The court, however, said it would examine the law to determine whether the legal cover pertaining to ‘missing persons’ had been given in accordance with the law and constitution.
The matter will be taken up on Monday.
On Jan 20, a three-judge bench headed by Justice Jawwad S. Khawaja had asked the attorney general to inform the court about the status of the law on missing persons.
The court was hearing the case of missing Yasin Shah on the application of his elder brother Muhabbat Shah. The petition formed the basis of the Dec 10 verdict which had held army authorities responsible for removal of 35 persons from the Malakand Internment Centre.
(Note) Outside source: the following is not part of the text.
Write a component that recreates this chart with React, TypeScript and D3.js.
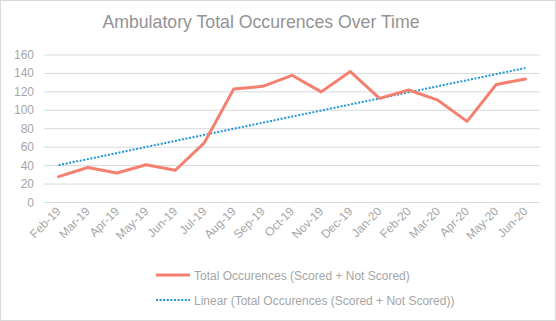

Only seven of them have been presented before the court.
According to sources, under the Protection of Pakistan (Amendment) Ordinance, 2014, a combatant enemy who wages war against Pakistan or uses its soil for terrorist activities inside or outside the country will be stripped of his nationality. The period of detention allowed in such cases can go beyond 90 days.
Under Section 6 of the earlier ordinance, a specially designated officer of the interior ministry could authorise preventive detention of a person for up to 90 days if there were grounds to infer that he was acting in a manner prejudicial to the integrity, security and defence or external affairs of the country, public order or maintenance of supplies and services.
Under Section 5(5) of the PPO, any person arrested or detained under this ordinance whose identity is unascertainable will be considered as an enemy alien and subject to provisions of Section 14. He shall be presumed to have joined insurrection against the country.
The law says the detention of such persons will be regulated in accordance with the provisions of Article 10 of the constitution, but the legal cover will not be available to a person who for the time being is an enemy alien. The enemy alien has to establish his nationality, the law says.
The Supreme Court rejected a reply submitted by the Khyber Pakhtunkhwa chief minister with an observation that filing of the report did not constitute compliance with its earlier orders.
Khyber Pakhtunkhwa Advocate General Latif Yousafzai sought permission to submit a proper reply by Monday.